### Short task
Write out the material exactly, leaving every picture behind.

### Supplied material

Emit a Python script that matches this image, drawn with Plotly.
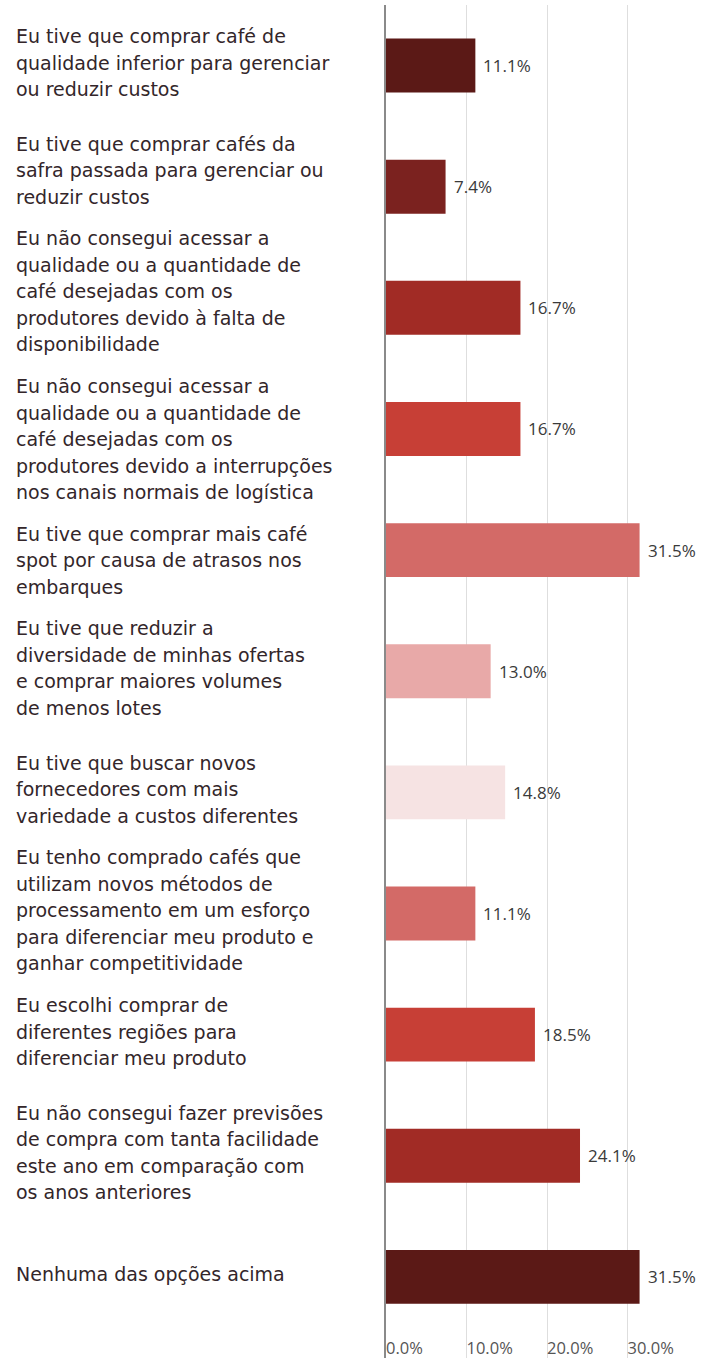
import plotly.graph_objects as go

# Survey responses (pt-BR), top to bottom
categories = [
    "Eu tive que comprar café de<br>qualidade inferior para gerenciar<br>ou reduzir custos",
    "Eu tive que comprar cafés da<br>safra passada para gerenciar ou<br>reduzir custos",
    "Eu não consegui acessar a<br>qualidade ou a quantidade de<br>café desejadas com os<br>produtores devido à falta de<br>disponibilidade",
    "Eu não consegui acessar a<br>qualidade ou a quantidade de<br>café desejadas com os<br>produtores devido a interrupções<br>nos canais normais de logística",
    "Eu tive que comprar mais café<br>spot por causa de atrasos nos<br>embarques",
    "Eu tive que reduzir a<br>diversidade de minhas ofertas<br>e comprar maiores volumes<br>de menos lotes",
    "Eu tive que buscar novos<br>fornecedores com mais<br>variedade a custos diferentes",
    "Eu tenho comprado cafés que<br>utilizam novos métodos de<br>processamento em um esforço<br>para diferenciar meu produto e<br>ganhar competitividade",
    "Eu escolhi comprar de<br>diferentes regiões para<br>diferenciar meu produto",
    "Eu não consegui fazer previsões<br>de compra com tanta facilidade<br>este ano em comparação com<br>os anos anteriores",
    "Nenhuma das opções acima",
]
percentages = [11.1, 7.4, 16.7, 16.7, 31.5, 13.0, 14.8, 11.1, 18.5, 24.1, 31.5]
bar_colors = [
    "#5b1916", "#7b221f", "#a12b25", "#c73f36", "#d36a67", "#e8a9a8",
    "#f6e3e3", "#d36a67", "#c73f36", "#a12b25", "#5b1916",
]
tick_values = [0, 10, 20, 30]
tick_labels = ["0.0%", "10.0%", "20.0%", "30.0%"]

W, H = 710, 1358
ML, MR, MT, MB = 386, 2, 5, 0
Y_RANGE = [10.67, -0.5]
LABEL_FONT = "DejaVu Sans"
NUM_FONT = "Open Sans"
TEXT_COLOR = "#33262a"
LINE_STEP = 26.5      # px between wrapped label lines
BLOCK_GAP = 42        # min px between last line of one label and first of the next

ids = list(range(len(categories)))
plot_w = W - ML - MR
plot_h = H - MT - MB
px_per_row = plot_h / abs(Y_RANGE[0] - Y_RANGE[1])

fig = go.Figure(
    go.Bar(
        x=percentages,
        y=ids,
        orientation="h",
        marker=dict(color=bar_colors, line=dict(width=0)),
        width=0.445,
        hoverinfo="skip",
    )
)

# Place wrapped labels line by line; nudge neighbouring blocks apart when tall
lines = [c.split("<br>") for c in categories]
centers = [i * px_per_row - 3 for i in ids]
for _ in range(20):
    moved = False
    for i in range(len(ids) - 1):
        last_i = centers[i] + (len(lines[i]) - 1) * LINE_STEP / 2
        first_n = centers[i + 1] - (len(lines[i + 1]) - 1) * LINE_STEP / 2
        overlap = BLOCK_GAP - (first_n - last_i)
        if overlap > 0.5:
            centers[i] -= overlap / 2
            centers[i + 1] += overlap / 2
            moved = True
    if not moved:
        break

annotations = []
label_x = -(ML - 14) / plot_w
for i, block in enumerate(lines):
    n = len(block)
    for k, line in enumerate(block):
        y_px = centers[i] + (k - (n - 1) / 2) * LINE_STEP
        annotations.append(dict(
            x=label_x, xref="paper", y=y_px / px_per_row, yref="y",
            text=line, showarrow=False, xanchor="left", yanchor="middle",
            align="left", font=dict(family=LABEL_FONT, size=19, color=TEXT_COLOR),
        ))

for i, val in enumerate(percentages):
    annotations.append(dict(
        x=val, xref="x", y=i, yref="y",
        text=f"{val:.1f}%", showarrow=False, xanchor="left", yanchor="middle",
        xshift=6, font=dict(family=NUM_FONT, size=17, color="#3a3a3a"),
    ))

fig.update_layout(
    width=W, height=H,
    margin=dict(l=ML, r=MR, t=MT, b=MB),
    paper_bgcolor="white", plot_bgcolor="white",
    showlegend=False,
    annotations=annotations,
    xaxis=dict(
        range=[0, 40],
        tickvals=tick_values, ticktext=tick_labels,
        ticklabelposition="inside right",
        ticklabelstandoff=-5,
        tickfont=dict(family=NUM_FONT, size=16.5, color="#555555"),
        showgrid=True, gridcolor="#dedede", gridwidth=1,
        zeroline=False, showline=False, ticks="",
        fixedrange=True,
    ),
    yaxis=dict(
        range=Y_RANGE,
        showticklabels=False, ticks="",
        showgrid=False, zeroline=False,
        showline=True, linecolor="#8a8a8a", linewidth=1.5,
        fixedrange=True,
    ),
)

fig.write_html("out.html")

### Answer in full
Emit a Python script that matches this image, drawn with Plotly.
import plotly.graph_objects as go

# Survey responses (pt-BR), top to bottom
categories = [
    "Eu tive que comprar café de<br>qualidade inferior para gerenciar<br>ou reduzir custos",
    "Eu tive que comprar cafés da<br>safra passada para gerenciar ou<br>reduzir custos",
    "Eu não consegui acessar a<br>qualidade ou a quantidade de<br>café desejadas com os<br>produtores devido à falta de<br>disponibilidade",
    "Eu não consegui acessar a<br>qualidade ou a quantidade de<br>café desejadas com os<br>produtores devido a interrupções<br>nos canais normais de logística",
    "Eu tive que comprar mais café<br>spot por causa de atrasos nos<br>embarques",
    "Eu tive que reduzir a<br>diversidade de minhas ofertas<br>e comprar maiores volumes<br>de menos lotes",
    "Eu tive que buscar novos<br>fornecedores com mais<br>variedade a custos diferentes",
    "Eu tenho comprado cafés que<br>utilizam novos métodos de<br>processamento em um esforço<br>para diferenciar meu produto e<br>ganhar competitividade",
    "Eu escolhi comprar de<br>diferentes regiões para<br>diferenciar meu produto",
    "Eu não consegui fazer previsões<br>de compra com tanta facilidade<br>este ano em comparação com<br>os anos anteriores",
    "Nenhuma das opções acima",
]
percentages = [11.1, 7.4, 16.7, 16.7, 31.5, 13.0, 14.8, 11.1, 18.5, 24.1, 31.5]
bar_colors = [
    "#5b1916", "#7b221f", "#a12b25", "#c73f36", "#d36a67", "#e8a9a8",
    "#f6e3e3", "#d36a67", "#c73f36", "#a12b25", "#5b1916",
]
tick_values = [0, 10, 20, 30]
tick_labels = ["0.0%", "10.0%", "20.0%", "30.0%"]

W, H = 710, 1358
ML, MR, MT, MB = 386, 2, 5, 0
Y_RANGE = [10.67, -0.5]
LABEL_FONT = "DejaVu Sans"
NUM_FONT = "Open Sans"
TEXT_COLOR = "#33262a"
LINE_STEP = 26.5      # px between wrapped label lines
BLOCK_GAP = 42        # min px between last line of one label and first of the next

ids = list(range(len(categories)))
plot_w = W - ML - MR
plot_h = H - MT - MB
px_per_row = plot_h / abs(Y_RANGE[0] - Y_RANGE[1])

fig = go.Figure(
    go.Bar(
        x=percentages,
        y=ids,
        orientation="h",
        marker=dict(color=bar_colors, line=dict(width=0)),
        width=0.445,
        hoverinfo="skip",
    )
)

# Place wrapped labels line by line; nudge neighbouring blocks apart when tall
lines = [c.split("<br>") for c in categories]
centers = [i * px_per_row - 3 for i in ids]
for _ in range(20):
    moved = False
    for i in range(len(ids) - 1):
        last_i = centers[i] + (len(lines[i]) - 1) * LINE_STEP / 2
        first_n = centers[i + 1] - (len(lines[i + 1]) - 1) * LINE_STEP / 2
        overlap = BLOCK_GAP - (first_n - last_i)
        if overlap > 0.5:
            centers[i] -= overlap / 2
            centers[i + 1] += overlap / 2
            moved = True
    if not moved:
        break

annotations = []
label_x = -(ML - 14) / plot_w
for i, block in enumerate(lines):
    n = len(block)
    for k, line in enumerate(block):
        y_px = centers[i] + (k - (n - 1) / 2) * LINE_STEP
        annotations.append(dict(
            x=label_x, xref="paper", y=y_px / px_per_row, yref="y",
            text=line, showarrow=False, xanchor="left", yanchor="middle",
            align="left", font=dict(family=LABEL_FONT, size=19, color=TEXT_COLOR),
        ))

for i, val in enumerate(percentages):
    annotations.append(dict(
        x=val, xref="x", y=i, yref="y",
        text=f"{val:.1f}%", showarrow=False, xanchor="left", yanchor="middle",
        xshift=6, font=dict(family=NUM_FONT, size=17, color="#3a3a3a"),
    ))

fig.update_layout(
    width=W, height=H,
    margin=dict(l=ML, r=MR, t=MT, b=MB),
    paper_bgcolor="white", plot_bgcolor="white",
    showlegend=False,
    annotations=annotations,
    xaxis=dict(
        range=[0, 40],
        tickvals=tick_values, ticktext=tick_labels,
        ticklabelposition="inside right",
        ticklabelstandoff=-5,
        tickfont=dict(family=NUM_FONT, size=16.5, color="#555555"),
        showgrid=True, gridcolor="#dedede", gridwidth=1,
        zeroline=False, showline=False, ticks="",
        fixedrange=True,
    ),
    yaxis=dict(
        range=Y_RANGE,
        showticklabels=False, ticks="",
        showgrid=False, zeroline=False,
        showline=True, linecolor="#8a8a8a", linewidth=1.5,
        fixedrange=True,
    ),
)

fig.write_html("out.html")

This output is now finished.